• [YOUR GOAL] Repeat each entry as written and leave the images out of the copy.

-- begin --

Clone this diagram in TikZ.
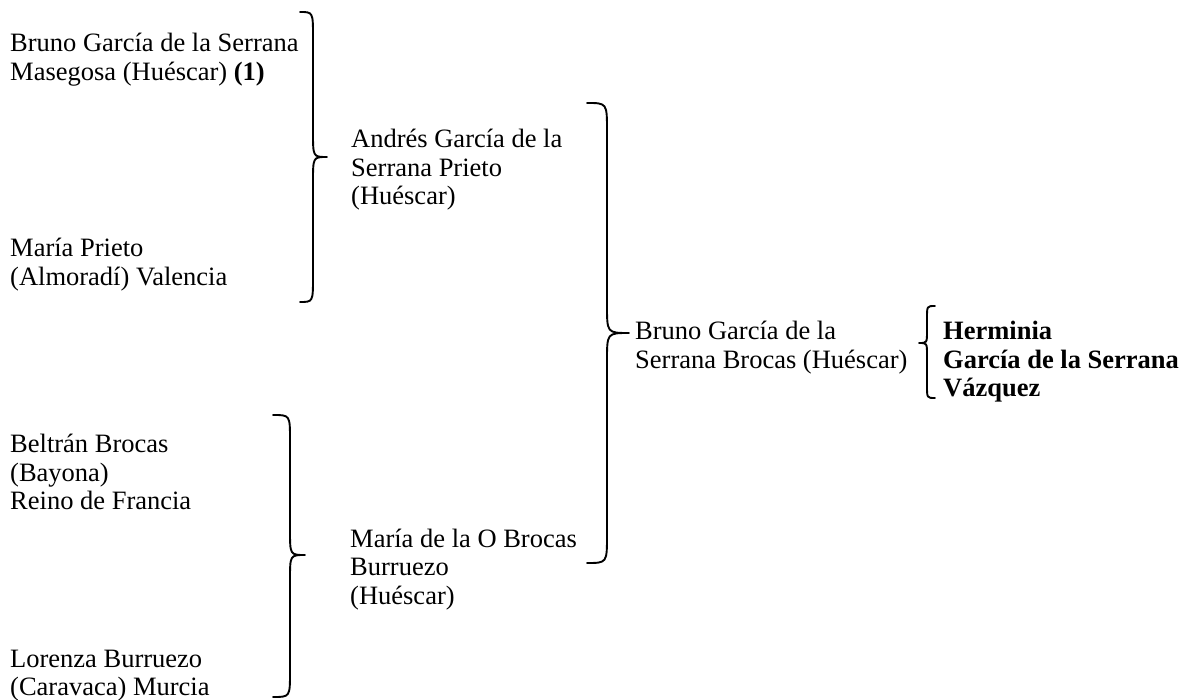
\documentclass[tikz,border=0pt]{standalone}
\usepackage{fontspec}
\setmainfont{Liberation Serif}
\newcommand{\mybrace}[7]{% xe, xv, xtip, yt, ym, yb, r
  \draw[bracestyle] (#1,#4) .. controls (#2,#4) .. (#2,#4+#7) -- (#2,#5-#7)
    .. controls (#2,#5) .. (#3,#5) .. controls (#2,#5) .. (#2,#5+#7)
    -- (#2,#6-#7) .. controls (#2,#6) .. (#1,#6);}
\begin{document}
\begin{tikzpicture}[x=1pt,y=-1pt,
  bracestyle/.style={line width=1.9pt, line join=round, line cap=round},
  person/.style={anchor=base west, align=left, inner sep=0pt,
    font=\fontsize{26.5}{28.5}\selectfont}]
\useasboundingbox (0,0) rectangle (1195,700);
% generation 1 (y = baseline of last line)
\node[person] (a) at (10,80.5) {Bruno García de la Serrana\\Masegosa (Huéscar) \textbf{(1)}};
\node[person] (b) at (10,285.5) {María Prieto\\(Almoradí) Valencia};
\node[person] (f) at (10,510) {Beltrán Brocas\\(Bayona)\\Reino de Francia};
\node[person] (g) at (10,695.5) {Lorenza Burruezo\\(Caravaca) Murcia};
% generation 2
\node[person] (c) at (351,205) {Andrés García de la\\Serrana Prieto\\(Huéscar)};
\node[person] (h) at (350,604) {María de la O Brocas\\Burruezo\\(Huéscar)};
% generation 3
\node[person] (d) at (635,368.5) {Bruno García de la\\Serrana Brocas (Huéscar)};
% generation 4
\node[person, font=\fontsize{26.5}{28.5}\selectfont\bfseries] (e) at (943,397) {Herminia\\García de la Serrana\\Vázquez};
% braces
\mybrace{300}{313}{327}{12}{157}{302}{25}
\mybrace{587}{607}{629}{103}{333}{563}{28}
\mybrace{273}{290}{305}{415}{555}{697}{25}
\mybrace{935}{927}{919}{306}{343}{398}{12}
\end{tikzpicture}
\end{document}
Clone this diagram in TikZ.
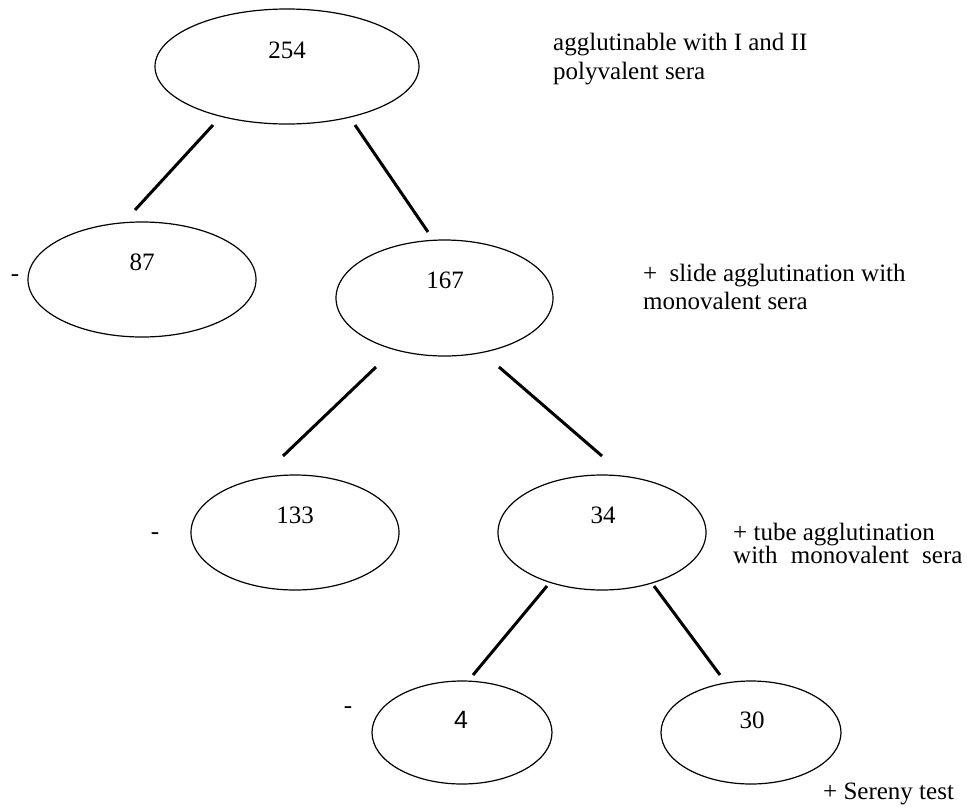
\documentclass[tikz,border=0pt]{standalone}
\usepackage{fontspec}
\setmainfont{Liberation Serif}
\newfontfamily\arialf{Liberation Sans}
\usetikzlibrary{shapes.geometric}
\begin{document}
\begin{tikzpicture}[x=1pt,y=-1pt,
  oval/.style={draw, ellipse, line width=1.2pt, inner sep=0pt},
  conn/.style={line width=3pt},
  num/.style={anchor=base, font=\fontsize{25}{29}\selectfont, inner sep=0pt},
  txt/.style={anchor=base west, font=\fontsize{25}{29}\selectfont, inner sep=0pt},
]
\useasboundingbox (0,0) rectangle (967,807);

% ellipses
\node[oval, minimum width=264pt, minimum height=115pt] (e254) at (287,66.5) {};
\node[oval, minimum width=228pt, minimum height=115pt] (e87) at (142,279.5) {};
\node[oval, minimum width=217pt, minimum height=116pt] (e167) at (444.5,298) {};
\node[oval, minimum width=208pt, minimum height=115pt] (e133) at (295,532.5) {};
\node[oval, minimum width=208pt, minimum height=115pt] (e34) at (602,532.5) {};
\node[oval, minimum width=180pt, minimum height=103pt] (e4) at (462,732.5) {};
\node[oval, minimum width=180pt, minimum height=103pt] (e30) at (751,732.5) {};

% numbers
\node[num] (t254) at (287,58.5) {254};
\node[num] (t87) at (142,270.5) {87};
\node[num] (t167) at (445,288.5) {167};
\node[num] (t133) at (295,523.5) {133};
\node[num] (t34) at (603,523.5) {34};
\node[num] (t4) at (461,728.5) {\arialf 4};
\node[num] (t30) at (752,728.5) {30};

% minus signs
\node[num] (m87) at (15,281) {-};
\node[num] (m133) at (155,539) {-};
\node[num] (m4) at (348,713) {-};

% side texts
\node[txt] (s1a) at (553,50) {agglutinable with I and II};
\node[txt] (s1b) at (553,79) {polyvalent sera};
\node[txt] (s2a) at (643,281) {+\hspace{6pt} slide agglutination with};
\node[txt] (s2b) at (643,309) {monovalent sera};
\node[txt] (s3a) at (733,540) {+ tube agglutination};
\node[txt] (s3b) at (733,563) {with\hspace{7pt} monovalent\hspace{7pt} sera};
\node[txt] (s4) at (823,799) {+ Sereny test};

% connector end points
\coordinate (c1a) at (213,125); \coordinate (c1b) at (135,210);
\coordinate (c2a) at (355,125); \coordinate (c2b) at (428,232);
\coordinate (c3a) at (376,367); \coordinate (c3b) at (283,456);
\coordinate (c4a) at (499,367); \coordinate (c4b) at (602,456);
\coordinate (c5a) at (547,586); \coordinate (c5b) at (473,675);
\coordinate (c6a) at (654,586); \coordinate (c6b) at (720,675);

\draw[conn] (c1a) -- (c1b);
\draw[conn] (c2a) -- (c2b);
\draw[conn] (c3a) -- (c3b);
\draw[conn] (c4a) -- (c4b);
\draw[conn] (c5a) -- (c5b);
\draw[conn] (c6a) -- (c6b);
\end{tikzpicture}
\end{document}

-- end --

• [SOLUTION TO THIS TASK]
Clone this diagram in TikZ.
\documentclass[tikz,border=0pt]{standalone}
\usepackage{fontspec}
\setmainfont{Liberation Serif}
\newcommand{\mybrace}[7]{% xe, xv, xtip, yt, ym, yb, r
  \draw[bracestyle] (#1,#4) .. controls (#2,#4) .. (#2,#4+#7) -- (#2,#5-#7)
    .. controls (#2,#5) .. (#3,#5) .. controls (#2,#5) .. (#2,#5+#7)
    -- (#2,#6-#7) .. controls (#2,#6) .. (#1,#6);}
\begin{document}
\begin{tikzpicture}[x=1pt,y=-1pt,
  bracestyle/.style={line width=1.9pt, line join=round, line cap=round},
  person/.style={anchor=base west, align=left, inner sep=0pt,
    font=\fontsize{26.5}{28.5}\selectfont}]
\useasboundingbox (0,0) rectangle (1195,700);
% generation 1 (y = baseline of last line)
\node[person] (a) at (10,80.5) {Bruno García de la Serrana\\Masegosa (Huéscar) \textbf{(1)}};
\node[person] (b) at (10,285.5) {María Prieto\\(Almoradí) Valencia};
\node[person] (f) at (10,510) {Beltrán Brocas\\(Bayona)\\Reino de Francia};
\node[person] (g) at (10,695.5) {Lorenza Burruezo\\(Caravaca) Murcia};
% generation 2
\node[person] (c) at (351,205) {Andrés García de la\\Serrana Prieto\\(Huéscar)};
\node[person] (h) at (350,604) {María de la O Brocas\\Burruezo\\(Huéscar)};
% generation 3
\node[person] (d) at (635,368.5) {Bruno García de la\\Serrana Brocas (Huéscar)};
% generation 4
\node[person, font=\fontsize{26.5}{28.5}\selectfont\bfseries] (e) at (943,397) {Herminia\\García de la Serrana\\Vázquez};
% braces
\mybrace{300}{313}{327}{12}{157}{302}{25}
\mybrace{587}{607}{629}{103}{333}{563}{28}
\mybrace{273}{290}{305}{415}{555}{697}{25}
\mybrace{935}{927}{919}{306}{343}{398}{12}
\end{tikzpicture}
\end{document}
Clone this diagram in TikZ.
\documentclass[tikz,border=0pt]{standalone}
\usepackage{fontspec}
\setmainfont{Liberation Serif}
\newfontfamily\arialf{Liberation Sans}
\usetikzlibrary{shapes.geometric}
\begin{document}
\begin{tikzpicture}[x=1pt,y=-1pt,
  oval/.style={draw, ellipse, line width=1.2pt, inner sep=0pt},
  conn/.style={line width=3pt},
  num/.style={anchor=base, font=\fontsize{25}{29}\selectfont, inner sep=0pt},
  txt/.style={anchor=base west, font=\fontsize{25}{29}\selectfont, inner sep=0pt},
]
\useasboundingbox (0,0) rectangle (967,807);

% ellipses
\node[oval, minimum width=264pt, minimum height=115pt] (e254) at (287,66.5) {};
\node[oval, minimum width=228pt, minimum height=115pt] (e87) at (142,279.5) {};
\node[oval, minimum width=217pt, minimum height=116pt] (e167) at (444.5,298) {};
\node[oval, minimum width=208pt, minimum height=115pt] (e133) at (295,532.5) {};
\node[oval, minimum width=208pt, minimum height=115pt] (e34) at (602,532.5) {};
\node[oval, minimum width=180pt, minimum height=103pt] (e4) at (462,732.5) {};
\node[oval, minimum width=180pt, minimum height=103pt] (e30) at (751,732.5) {};

% numbers
\node[num] (t254) at (287,58.5) {254};
\node[num] (t87) at (142,270.5) {87};
\node[num] (t167) at (445,288.5) {167};
\node[num] (t133) at (295,523.5) {133};
\node[num] (t34) at (603,523.5) {34};
\node[num] (t4) at (461,728.5) {\arialf 4};
\node[num] (t30) at (752,728.5) {30};

% minus signs
\node[num] (m87) at (15,281) {-};
\node[num] (m133) at (155,539) {-};
\node[num] (m4) at (348,713) {-};

% side texts
\node[txt] (s1a) at (553,50) {agglutinable with I and II};
\node[txt] (s1b) at (553,79) {polyvalent sera};
\node[txt] (s2a) at (643,281) {+\hspace{6pt} slide agglutination with};
\node[txt] (s2b) at (643,309) {monovalent sera};
\node[txt] (s3a) at (733,540) {+ tube agglutination};
\node[txt] (s3b) at (733,563) {with\hspace{7pt} monovalent\hspace{7pt} sera};
\node[txt] (s4) at (823,799) {+ Sereny test};

% connector end points
\coordinate (c1a) at (213,125); \coordinate (c1b) at (135,210);
\coordinate (c2a) at (355,125); \coordinate (c2b) at (428,232);
\coordinate (c3a) at (376,367); \coordinate (c3b) at (283,456);
\coordinate (c4a) at (499,367); \coordinate (c4b) at (602,456);
\coordinate (c5a) at (547,586); \coordinate (c5b) at (473,675);
\coordinate (c6a) at (654,586); \coordinate (c6b) at (720,675);

\draw[conn] (c1a) -- (c1b);
\draw[conn] (c2a) -- (c2b);
\draw[conn] (c3a) -- (c3b);
\draw[conn] (c4a) -- (c4b);
\draw[conn] (c5a) -- (c5b);
\draw[conn] (c6a) -- (c6b);
\end{tikzpicture}
\end{document}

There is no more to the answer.